By Bethany Peterson/nw news editor
Students can get advice on all genres of creative writing as well as learn how to break into the publishing world at the NW Campus SNaP Creative Writing Conference Feb. 27.
Workshops will be held from 8:30–11:30 a.m. with a question-and-answer time before the lunch and keynote speaker at 12:30 p.m. A book signing will be held after lunch.
NW English department members are involved in the conference, either teaching a workshop or facilitating one. Guest speakers include screenwriter Jon Keeyes, novelist Julie Kenner and 2005 Texas Poet Laureate Alan Birkelbach.
Kenner will talk during lunch about life as a full-time author.
“The highs and lows, and the process of getting a book from idea to the shelf,” she said.
She has written more than 30 books, including Carpe Demon: Adventures of a Demon-Hunting Soccer Mom.
Keeyes and Birkelbach will each conduct a workshop.
James Hunter, NW English instructor, will conduct the Writers’ Block and Description, a workshop to help writers get over that initial hump and then make their work engaging by good use of descriptions.
“Descriptions get a bad wrap,” Hunter said. “If you do it well, it becomes intimately tied to the action.”
He wants students to come out with some words on paper to start with and fearing writing a little less.
Students’ writing is sometimes flat and ineffective because the descriptions are flat, Hunter said.
Likewise, Alice Shen plans to have students write some in her workshop END OF PLAY … Now What?
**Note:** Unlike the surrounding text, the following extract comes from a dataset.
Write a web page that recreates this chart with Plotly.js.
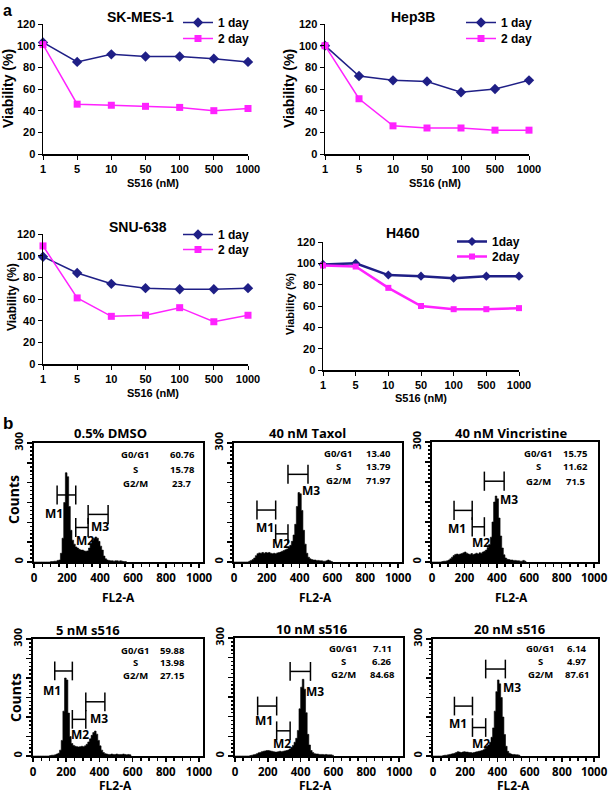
<!DOCTYPE html>
<html><head><meta charset="utf-8">
<script src="https://cdn.plot.ly/plotly-3.0.1.min.js"></script>
<style>html,body{margin:0;padding:0;background:#fff}#chart{width:609px;height:793px}</style>
</head><body><div id="chart"></div>
<script>
// ---------- data: panel a (viability, %) ----------
const doseLabels = ['1','5','10','50','100','500','1000'];
const skmes1Day = [103, 85, 92, 90, 90, 88, 85];
const skmes2Day = [101, 46, 45, 44, 43, 40, 42];
const hep3b1Day = [100, 72, 68, 67, 57, 60, 68];
const hep3b2Day = [100, 51, 26, 24, 24, 22, 22];
const snu1Day   = [99, 84, 74, 70, 69, 69, 70];
const snu2Day   = [109, 61, 44, 45, 52, 39, 45];
const h4601Day  = [99, 100, 89, 88, 86, 88, 88];
const h4602Day  = [98, 97, 77, 60, 57, 57, 58];

// ---------- data: panel b (FL2-A histograms, counts per 10-channel bin from 0) ----------
const dmsoCounts = [0,0,0,0,0,0,0,0,0,0, 1,1,2,2,4,5,22,60,150,225, 215,140,80,55,45,38,35,32,30,30, 28,27,28,35,45,55,60,63,60,52, 40,30,15,8,5,4,3,3,2,3, 3,2,3,2,1,1,0];
const taxolCounts = [0,0,0,0,0,0,0,0,0,2, 4,6,10,16,21,23,22,24,22,24, 23,24,22,21,22,21,23,24,25,27, 29,31,33,36,42,52,68,95,140,175, 172,130,80,45,22,12,8,6,5,5, 4,4,3,3,2,2,3,5,3,1, 0];
const vincCounts = [0,0,0,0,0,0,1,2,2,3, 5,8,12,16,19,20,19,20,21,23, 25,22,20,19,21,19,20,22,20,23, 22,25,27,30,36,44,62,100,150,165, 158,110,65,35,18,10,7,6,5,5, 4,4,3,3,2,2,4,2,0];
const s516n5Counts = [0,0,0,0,0,0,0,0,0,0, 1,2,2,3,5,7,15,40,115,200, 195,110,50,32,27,25,24,23,24,25, 24,26,30,36,44,53,60,64,56,40, 26,15,9,6,5,4,4,5,4,4, 5,4,4,4,5,4,3,4,3,0];
const s516n10Counts = [0,0,0,0,0,0,0,0,0,1, 2,3,4,6,8,9,11,12,13,14, 14,13,12,11,10,10,11,12,11,12, 13,14,15,18,22,27,35,45,65,120, 175,195,170,110,55,28,14,9,6,5, 5,4,4,4,3,4,3,3,3,2, 0];
const s516n20Counts = [0,0,0,0,0,0,1,2,2,3, 4,5,6,7,9,11,10,9,10,11, 10,10,9,9,8,9,10,11,12,13, 14,16,19,23,28,35,48,72,115,165, 195,185,150,100,55,25,12,7,5,4, 4,3,3,2,0];

// gates M1, M2, M3: [start channel, end channel, counts level]
const dmsoGates  = [[140,253,169],[253,328,87],[328,449,120]];
const taxolGates = [[140,254,131],[254,329,71],[329,451,221]];
const vincGates  = [[136,248,129],[248,323,88],[323,445,202]];
const s5Gates    = [[131,237,218],[237,318,94],[318,433,139]];
const s10Gates   = [[138,254,127],[254,336,64],[336,460,215]];
const s20Gates   = [[133,245,128],[245,327,73],[327,449,223]];

const phaseLabels = ['G0/G1','S','G2/M'];
const dmsoStats  = ['60.76','15.78','23.7'];
const taxolStats = ['13.40','13.79','71.97'];
const vincStats  = ['15.75','11.62','71.5'];
const s5Stats    = ['59.88','13.98','27.15'];
const s10Stats   = ['7.11','6.26','84.68'];
const s20Stats   = ['6.14','4.97','87.61'];

// ---------- layout helpers ----------
const W = 609, H = 793;
const px = x => x / W, py = y => 1 - y / H;
const AF = 'Arial, "Liberation Sans", sans-serif';
const HF = '"Open Sans", "Noto Sans", sans-serif';
const NAVY = '#1f1f86', MAG = '#ff22ff';

const traces = [];
const layout = {
  width: W, height: H, margin: {l:0, r:0, t:0, b:0},
  paper_bgcolor: '#fff', plot_bgcolor: 'rgba(0,0,0,0)',
  showlegend: true, annotations: [], shapes: []
};
function ann(text, x, y, size, opts) {
  layout.annotations.push(Object.assign({
    text: text, x: px(x), y: py(y), xref: 'paper', yref: 'paper',
    showarrow: false, xanchor: 'center', yanchor: 'middle',
    font: {family: AF, size: size, color: '#000', weight: 'bold'}
  }, opts || {}));
}

// ---------- panel a ----------
const linePanels = [
  {title:'SK-MES-1', d1:skmes1Day, d2:skmes2Day, n:['1 day','2 day'], xd:[43,248], yd:[24,154],
   tpos:[140,17], xt:[153,183], yt:[8,89], ytSize:14, leg:[178,8,24], lw:1.5, ms:[8,7]},
  {title:'Hep3B', d1:hep3b1Day, d2:hep3b2Day, n:['1 day','2 day'], xd:[325,529], yd:[24,154],
   tpos:[413,17], xt:[435,183], yt:[289,89], ytSize:14, leg:[461,8,24], lw:1.5, ms:[8,7]},
  {title:'SNU-638', d1:snu1Day, d2:snu2Day, n:['1 day','2 day'], xd:[43,248], yd:[234,364],
   tpos:[138,227], xt:[153,393], yt:[12,297], ytSize:12, leg:[178,220,235], lw:1.5, ms:[8,7]},
  {title:'H460', d1:h4601Day, d2:h4602Day, n:['1day','2day'], xd:[323,519], yd:[242,370],
   tpos:[403,233], xt:[421,398], yt:[290,304], ytSize:11, leg:[452,227,242], lw:2.5, ms:[7,6]}
];

linePanels.forEach((p, i) => {
  const k = i + 1, xs = k === 1 ? '' : k;
  const l1 = i === 0 ? 'legend' : 'legend' + (2 * i + 1), l2 = 'legend' + (2 * i + 2);
  layout['xaxis' + xs] = {
    domain: [px(p.xd[0]), px(p.xd[1])], anchor: 'y' + xs, type: 'category', range: [0, 6],
    showline: true, linecolor: '#000', linewidth: 1.5, ticks: 'outside', ticklen: 4, tickcolor: '#000',
    tickfont: {family: AF, size: 11, color: '#000', weight: 'bold'},
    showgrid: false, zeroline: false, fixedrange: true
  };
  layout['yaxis' + xs] = {
    domain: [py(p.yd[1]), py(p.yd[0])], anchor: 'x' + xs, range: [0, 120], dtick: 20,
    showline: true, linecolor: '#000', linewidth: 1.5, ticks: 'outside', ticklen: 4, tickcolor: '#000',
    tickfont: {family: AF, size: 11, color: '#000', weight: 'bold'},
    showgrid: false, zeroline: false, fixedrange: true
  };
  traces.push({
    x: doseLabels, y: p.d1, name: p.n[0], type: 'scatter', mode: 'lines+markers',
    xaxis: 'x' + xs, yaxis: 'y' + xs, legend: l1, cliponaxis: false,
    line: {color: NAVY, width: p.lw}, marker: {symbol: 'diamond', size: p.ms[0], color: NAVY}
  });
  traces.push({
    x: doseLabels, y: p.d2, name: p.n[1], type: 'scatter', mode: 'lines+markers',
    xaxis: 'x' + xs, yaxis: 'y' + xs, legend: l2, cliponaxis: false,
    line: {color: MAG, width: p.lw}, marker: {symbol: 'square', size: p.ms[1], color: MAG}
  });
  [[l1, p.leg[1]], [l2, p.leg[2]]].forEach(([ln, top]) => {
    layout[ln] = {
      x: px(p.leg[0]), y: py(top), xanchor: 'left', yanchor: 'top',
      bgcolor: 'rgba(0,0,0,0)', borderwidth: 0,
      font: {family: AF, size: 12, color: '#000', weight: 'bold'}
    };
  });
  ann(p.title, p.tpos[0], p.tpos[1], 14);
  ann('S516 (nM)', p.xt[0], p.xt[1], 11);
  ann('Viability (%)', p.yt[0], p.yt[1], p.ytSize, {textangle: -90});
});

ann('a', 7, 10, 16);
ann('b', 8, 423, 17);

// ---------- panel b ----------
const histPanels = [
  {title:'0.5% DMSO', c:dmsoCounts, g:dmsoGates, s:dmsoStats, xd:[34,203], yd:[443,562],
   tpos:[110,433], fl:[118,597], counts:[13,500], sx:[135,182], sy:[454,469,483],
   ml:[[119,123],[308,54],[399,89]]},
  {title:'40 nM Taxol', c:taxolCounts, g:taxolGates, s:taxolStats, xd:[234,402], yd:[443,562],
   tpos:[307,433], fl:[315,597], counts:null, sx:[338,378], sy:[453,466,480],
   ml:[[187,87],[289,46],[472,181]]},
  {title:'40 nM Vincristine', c:vincCounts, g:vincGates, s:vincStats, xd:[432,598], yd:[442,562],
   tpos:[511,433], fl:[511,597], counts:null, sx:[538,575], sy:[453,467,481],
   ml:[[156,84],[303,50],[476,156]]},
  {title:'5 nM s516', c:s516n5Counts, g:s5Gates, s:s5Stats, xd:[33,203], yd:[639,756],
   tpos:[88,630], fl:[115,785], counts:[15,698], sx:[135,172], sy:[650,662,675],
   ml:[[117,167],[282,54],[398,97]]},
  {title:'10 nM s516', c:s516n10Counts, g:s10Gates, s:s10Stats, xd:[235,403], yd:[638,756],
   tpos:[312,629], fl:[315,785], counts:null, sx:[343,382], sy:[648,661,674],
   ml:[[179,90],[285,32],[485,164]]},
  {title:'20 nM s516', c:s516n20Counts, g:s20Gates, s:s20Stats, xd:[433,598], yd:[639,756],
   tpos:[510,629], fl:[513,785], counts:null, sx:[540,577], sy:[648,661,674],
   ml:[[153,83],[296,33],[490,176]]}
];

histPanels.forEach((p, i) => {
  const k = i + 5, xr = 'x' + k, yr = 'y' + k;
  layout['xaxis' + k] = {
    domain: [px(p.xd[0]), px(p.xd[1])], anchor: yr, range: [0, 1024],
    tickmode: 'array', tickvals: [0,200,400,600,800,1000], ticktext: ['0','200','400','600','800','1000'],
    ticks: 'outside', ticklen: 4, tickwidth: 1.5, tickcolor: '#000', ticklabeloverflow: 'allow',
    minor: {dtick: 50, tick0: 0, ticks: 'outside', ticklen: 3, tickcolor: '#000', showgrid: false},
    showline: true, mirror: true, linecolor: '#000', linewidth: 2,
    tickfont: {family: HF, size: 11.5, color: '#000', weight: 'bold'},
    showgrid: false, zeroline: false, fixedrange: true
  };
  layout['yaxis' + k] = {
    domain: [py(p.yd[1]), py(p.yd[0])], anchor: xr, range: [0, 300],
    tickmode: 'array', tickvals: [0,50,100,150,200,250,300], ticktext: ['0','','','','','','300'],
    tickangle: -90, ticks: 'outside', ticklen: 5, tickwidth: 1.5, tickcolor: '#000', ticklabeloverflow: 'allow',
    minor: {dtick: 10, tick0: 0, ticks: 'outside', ticklen: 2, tickcolor: '#000', showgrid: false},
    showline: true, mirror: true, linecolor: '#000', linewidth: 2,
    tickfont: {family: HF, size: 11, color: '#000', weight: 'bold'},
    showgrid: false, zeroline: false, fixedrange: true
  };
  traces.push({
    y: p.c, x0: 0, dx: 10, type: 'scatter', mode: 'lines', xaxis: xr, yaxis: yr,
    line: {shape: 'hv', color: '#000', width: 0.6}, fill: 'tozeroy', fillcolor: '#000',
    showlegend: false, hoverinfo: 'skip'
  });
  const gh = 24;
  p.g.forEach((g, j) => {
    const ln = {type: 'line', xref: xr, yref: yr, line: {color: '#000', width: 1.5}};
    layout.shapes.push(Object.assign({}, ln, {x0: g[0], x1: g[1], y0: g[2], y1: g[2]}));
    layout.shapes.push(Object.assign({}, ln, {x0: g[0], x1: g[0], y0: g[2] - gh, y1: g[2] + gh}));
    layout.shapes.push(Object.assign({}, ln, {x0: g[1], x1: g[1], y0: g[2] - gh, y1: g[2] + gh}));
    layout.annotations.push({
      text: 'M' + (j + 1), x: p.ml[j][0], y: p.ml[j][1], xref: xr, yref: yr, showarrow: false,
      xanchor: 'center', yanchor: 'middle', font: {family: HF, size: 12, color: '#000', weight: 'bold'}
    });
  });
  const sf = {family: HF, size: 9.5, color: '#000', weight: 'bold'};
  phaseLabels.forEach((lab, j) => {
    ann(lab, p.sx[0], p.sy[j], 9.5, {font: sf, borderpad: 0});
    ann(p.s[j], p.sx[1], p.sy[j], 9.5, {font: sf, borderpad: 0});
  });
  ann(p.title, p.tpos[0], p.tpos[1], 13, {font: {family: HF, size: 13, color: '#000', weight: 'bold'}});
  ann('FL2-A', p.fl[0], p.fl[1], 12, {font: {family: HF, size: 12, color: '#000', weight: 'bold'}, borderpad: 0});
  if (p.counts) ann('Counts', p.counts[0], p.counts[1], 14,
    {textangle: -90, font: {family: HF, size: 14, color: '#000', weight: 'bold'}});
});

Plotly.newPlot('chart', traces, layout, {staticPlot: true, displayModeBar: false});
</script>
</body></html>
She will give a situation or a set of nouns, verbs and adjectives and ask students to create a play idea to share with the group.
She plans to teach how drama is different from fiction writing but also how to market for the theater.
Her first play Entitled won the SE Theatre Conference’s 2010 Charles M. Getchell New Play Award.
Several students have been active in offering ideas and doing some light work arranging the conference.
Student Connie Bensen created several graphic ideas for SNaP, including the chosen icon.